WHAT TO WORK ON
Pick every line with "that" from the material below.

MATERIAL SHOWN
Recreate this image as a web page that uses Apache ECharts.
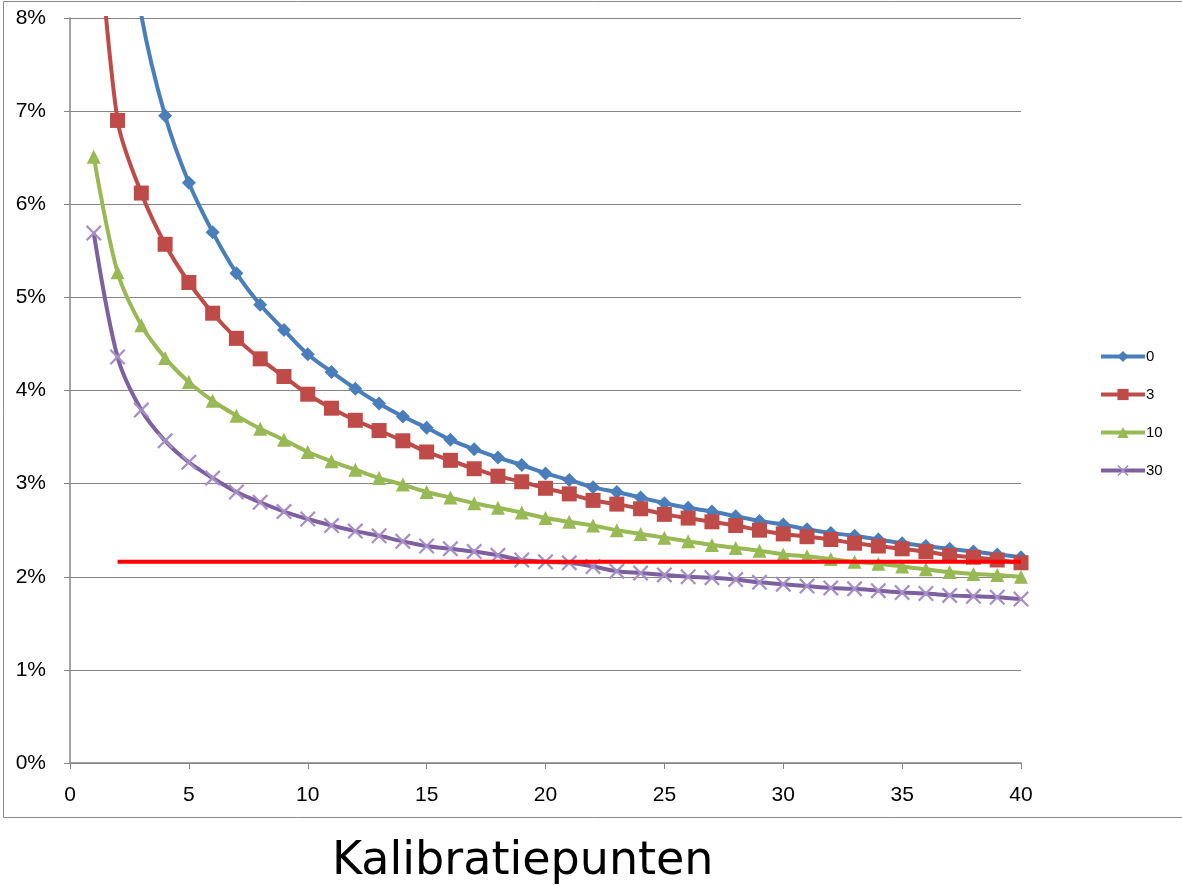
<!DOCTYPE html>
<html>
<head>
<meta charset="utf-8">
<script src="https://cdn.jsdelivr.net/npm/echarts@6/dist/echarts.min.js"></script>
<style>
  html, body { margin: 0; padding: 0; background: #fff; }
  #chart { width: 1182px; height: 886px; }
</style>
</head>
<body>
<div id="chart"></div>
<script>
// x = number of calibration points
const points = Array.from({ length: 40 }, (_, i) => i + 1);

// percentages (values above 8% run off the top)
const s0 = [13.9, 9.8, 8.03, 6.95, 6.23, 5.70, 5.26, 4.92, 4.65, 4.39, 4.20, 4.02, 3.86, 3.72, 3.60, 3.47, 3.37, 3.28, 3.20, 3.11,
  3.04, 2.96, 2.91, 2.85, 2.79, 2.74, 2.70, 2.65, 2.60, 2.56, 2.51, 2.47, 2.44, 2.40, 2.36, 2.33, 2.30, 2.27, 2.24, 2.21];
const s3 = [9.6, 6.90, 6.12, 5.57, 5.16, 4.83, 4.56, 4.34, 4.15, 3.96, 3.81, 3.68, 3.57, 3.46, 3.34, 3.25, 3.16, 3.08, 3.02, 2.95,
  2.89, 2.82, 2.78, 2.73, 2.67, 2.63, 2.59, 2.55, 2.50, 2.46, 2.43, 2.40, 2.36, 2.33, 2.30, 2.27, 2.23, 2.21, 2.18, 2.15];
const s10 = [6.51, 5.27, 4.70, 4.35, 4.09, 3.89, 3.73, 3.59, 3.47, 3.34, 3.24, 3.15, 3.06, 2.99, 2.91, 2.85, 2.79, 2.74, 2.69, 2.63,
  2.59, 2.55, 2.50, 2.46, 2.42, 2.38, 2.34, 2.31, 2.28, 2.24, 2.22, 2.19, 2.16, 2.14, 2.11, 2.08, 2.05, 2.03, 2.02, 2.00];
const s30 = [5.69, 4.36, 3.79, 3.46, 3.23, 3.06, 2.91, 2.80, 2.70, 2.62, 2.55, 2.49, 2.44, 2.38, 2.33, 2.30, 2.27, 2.23, 2.18, 2.16,
  2.15, 2.11, 2.06, 2.04, 2.02, 2.00, 1.99, 1.97, 1.94, 1.92, 1.90, 1.88, 1.87, 1.85, 1.83, 1.82, 1.80, 1.79, 1.78, 1.76];

// red reference line
const refX = [2, 40];
const refY = [2.16, 2.16];

const seriesNames = ['0', '3', '10', '30'];
const seriesColors = ['#4a7ebb', '#be4b48', '#98b954', '#7d60a0'];

const xMark = 'path://M0,1L1,0L5,4L9,0L10,1L6,5L10,9L9,10L5,6L1,10L0,9L4,5Z';

const pair = (ys) => ys.map((y, i) => [points[i], y]);

const lineSeries = (name, data, color, symbol, size, symbolColor) => ({
  name,
  type: 'line',
  data: pair(data),
  smooth: 0.3,
  symbol,
  symbolSize: size,
  showSymbol: true,
  lineStyle: { width: 4, color },
  itemStyle: { color: symbolColor || color },
  emphasis: { disabled: true },
  z: 3
});

const chart = echarts.init(document.getElementById('chart'));

chart.setOption({
  animation: false,
  textStyle: { fontFamily: 'Liberation Sans' },
  grid: { left: 70, right: 161, top: 18, bottom: 123 },
  graphic: [
    {
      type: 'rect',
      shape: { x: 3.5, y: 1.5, width: 1190, height: 816 },
      style: { fill: 'none', stroke: '#898989', lineWidth: 1 },
      silent: true
    }
  ],
  title: {
    text: 'Kalibratiepunten',
    left: 327,
    top: 834,
    textStyle: { fontFamily: 'DejaVu Sans', fontWeight: 'normal', fontSize: 46, color: '#000' }
  },
  legend: {
    orient: 'vertical',
    left: 1094,
    top: 344,
    itemWidth: 44,
    itemHeight: 14,
    itemGap: 23,
    data: seriesNames,
    lineStyle: { width: 4 },
    textStyle: { fontSize: 15, color: '#000', padding: [0, 0, 0, -4] }
  },
  xAxis: {
    type: 'value',
    min: 0,
    max: 40,
    interval: 5,
    axisLine: { show: true, lineStyle: { color: '#868686', width: 1.5 } },
    axisTick: { show: true, length: 6, lineStyle: { color: '#868686' } },
    splitLine: { show: false },
    axisLabel: { color: '#000', fontSize: 21, margin: 22 }
  },
  yAxis: {
    type: 'value',
    min: 0,
    max: 8,
    interval: 1,
    axisLine: { show: true, lineStyle: { color: '#868686', width: 1.5 } },
    axisTick: { show: true, length: 6, lineStyle: { color: '#868686' } },
    splitLine: { show: true, lineStyle: { color: '#868686', width: 1.2 } },
    axisLabel: { color: '#000', fontSize: 21, margin: 24, formatter: '{value}%' }
  },
  series: [
    lineSeries(seriesNames[0], s0, seriesColors[0], 'diamond', 14),
    lineSeries(seriesNames[1], s3, seriesColors[1], 'rect', 15),
    lineSeries(seriesNames[2], s10, seriesColors[2], 'triangle', 14),
    lineSeries(seriesNames[3], s30, seriesColors[3], xMark, 16, '#a58fc6'),
    {
      name: 'ref',
      type: 'line',
      data: refX.map((x, i) => [x, refY[i]]),
      symbol: 'none',
      lineStyle: { width: 4, color: '#ff0000' },
      emphasis: { disabled: true },
      z: 4
    }
  ]
});
</script>
</body>
</html>
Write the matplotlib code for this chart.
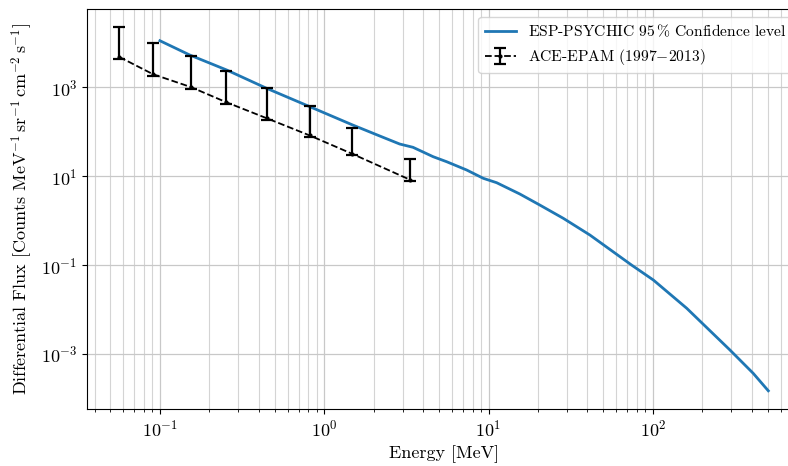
import matplotlib

matplotlib.use("Agg")
import matplotlib.pyplot as plt  # noqa: E402
from matplotlib.ticker import NullLocator  # noqa: E402

plt.rcParams["font.family"] = ["cmr10", "DejaVu Serif"]
plt.rcParams["mathtext.fontset"] = "cm"
plt.rcParams["axes.formatter.use_mathtext"] = True

# ESP-PSYCHIC 95% confidence level curve (MeV, counts / (MeV sr cm^2 s))
esp_energy = [0.1, 0.152, 0.255, 0.446, 0.818, 1.49, 2.18, 2.88, 3.47, 4.60, 5.56,
              7.36, 9.29, 11.2, 15.5, 20.5, 28.5, 41.4, 74.3, 100.7, 160.7,
              193.6, 294.6, 408.0, 504.0]
esp_flux = [11170, 5330, 2450, 950, 366, 142, 80.2, 53.0, 44.7, 27.5, 21.2,
            13.8, 8.97, 7.15, 3.98, 2.25, 1.13, 0.475, 0.1, 0.0462, 0.0107,
            0.0055, 0.00123, 0.000368, 0.000149]

# ACE-EPAM 1997-2013 channels
epam_energy = [0.0566, 0.091, 0.154, 0.252, 0.449, 0.816, 1.48, 3.31]
epam_flux = [4820, 1963, 1016, 466, 200, 82.6, 31.9, 8.4]
epam_upper = [22900, 9980, 5080, 2300, 948, 372, 119, 23.8]
epam_lower = [4250, 1800, 930, 430, 185, 76, 29.5, 7.8]

fig = plt.figure(figsize=(7.88, 4.66), dpi=100)
# right edge sits past the figure border, as in the reference crop
ax = fig.add_axes([0.1104, 0.1223, 0.906, 0.8584])

ax.plot(esp_energy, esp_flux, color="#1f77b4", lw=2, label=r"ESP-PSYCHIC 95$\,\%$ Confidence level")
yerr = [[f - lo for f, lo in zip(epam_flux, epam_lower)],
        [up - f for f, up in zip(epam_flux, epam_upper)]]
ax.errorbar(epam_energy, epam_flux, yerr=yerr, fmt="--", color="black", marker=".", ms=4,
            lw=1.3, elinewidth=1.6, capsize=4, capthick=1.6, label=r"ACE-EPAM (1997$-$2013)")

ax.set_xscale("log")
ax.set_yscale("log")
ax.set_xlim(0.036, 796)
ax.set_ylim(5.8e-5, 5.78e4)
ax.set_yticks([1e-3, 1e-1, 1e1, 1e3])
ax.yaxis.set_minor_locator(NullLocator())

ax.grid(True, which="major", color="#c8c8c8", lw=0.9)
ax.grid(True, which="minor", axis="x", color="#d4d4d4", lw=0.8)
ax.set_axisbelow(True)

ax.tick_params(labelsize=13)
ax.set_xlabel("Energy [MeV]", fontsize=13)
ax.set_ylabel(r"Differential Flux [Counts MeV$^{-1}\,$sr$^{-1}\,$cm$^{-2}\,$s$^{-1}$]", fontsize=13)
ax.legend(loc="upper right", fontsize=11.2, framealpha=0.8)

fig.savefig("out.png", dpi=100)
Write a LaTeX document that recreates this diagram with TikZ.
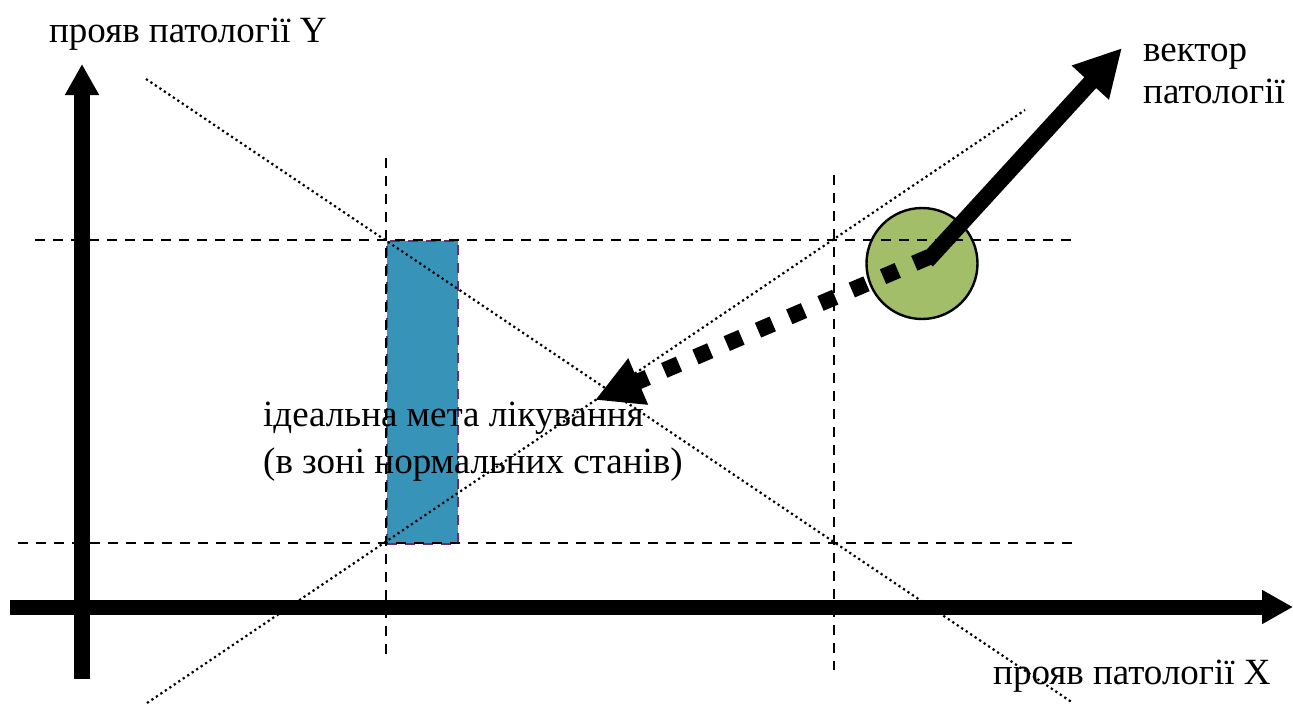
\documentclass[tikz,border=0pt]{standalone}
\usepackage{fontspec}
\setmainfont{Liberation Serif}
\usetikzlibrary{arrows.meta}
\definecolor{zoneblue}{RGB}{56,147,184}
\definecolor{zoneborder}{RGB}{112,40,110}
\definecolor{stategreen}{RGB}{162,190,105}
\begin{document}
\begin{tikzpicture}[x=1pt,y=-1pt,
  guide/.style={line width=2pt, dash pattern=on 10pt off 8pt},
  diag/.style={line width=2.2pt, dash pattern=on 2.2pt off 3.2pt},
  axisline/.style={line width=16pt, line cap=butt, -{Triangle[length=31pt,width=32pt]}},
  vecline/.style={line width=16pt, line cap=butt, -{Triangle[length=47pt,width=47pt]}},
  lbl/.style={font=\fontsize{37}{40}\selectfont, inner sep=0pt, align=left}
]
\useasboundingbox (0,0) rectangle (1293,704);
% normal zone
\node[fill=zoneblue, draw=zoneborder, line width=2pt, dash pattern=on 10pt off 8pt,
      minimum width=71pt, minimum height=303pt, inner sep=0pt, anchor=north west] (zone) at (386,240) {};
% circle (state)
\node[circle, draw, line width=2.4pt, fill=stategreen, minimum size=111pt, inner sep=0pt] (st) at (922,263.5) {};
% guide coordinates
\coordinate (h1a) at (35,240);  \coordinate (h1b) at (1075,240);
\coordinate (h2a) at (18,543);  \coordinate (h2b) at (1075,543);
\coordinate (v1a) at (386,158); \coordinate (v1b) at (386,660);
\coordinate (v2a) at (834,175); \coordinate (v2b) at (834,670);
\draw[guide] (h1a) -- (h1b);
\draw[guide] (h2a) -- (h2b);
\draw[guide] (v1a) -- (v1b);
\draw[guide] (v2a) -- (v2b);
% diagonals
\coordinate (d1a) at (146,79);  \coordinate (d1b) at (1073,703);
\coordinate (d2a) at (147,703); \coordinate (d2b) at (1025,110);
\draw[diag] (d1a) -- (d1b);
\draw[diag] (d2a) -- (d2b);
% axes
\coordinate (ya) at (82,679); \coordinate (yb) at (82,64);
\coordinate (xa) at (10,607); \coordinate (xb) at (1293,607);
\draw[axisline] (ya) -- (yb);
\draw[axisline, line width=15pt] (xa) -- (xb);
% vectors
\coordinate (vs) at (927,261); \coordinate (vt) at (1122,48);
\coordinate (ts) at (929,257); \coordinate (tt) at (595,400);
\draw[vecline] (vs) -- (vt);
\draw[vecline, dash pattern=on 16pt off 18pt] (ts) -- (tt);
% labels
\node[lbl, anchor=base west] (ylab) at (49,42) {прояв патології Y};
\node[lbl, anchor=base west] (xlab) at (993,684) {прояв патології X};
\node[lbl, font=\fontsize{37}{42}\selectfont, anchor=base west] (vlab) at (1143,103) {вектор\\патології};
\node[lbl, font=\fontsize{37}{47}\selectfont, anchor=base west] (goal) at (263,473) {ідеальна мета лікування\\(в зоні нормальних станів)};
\end{tikzpicture}
\end{document}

THE RESULT
Recreate this image as a web page that uses Apache ECharts.
Write a LaTeX document that recreates this diagram with TikZ.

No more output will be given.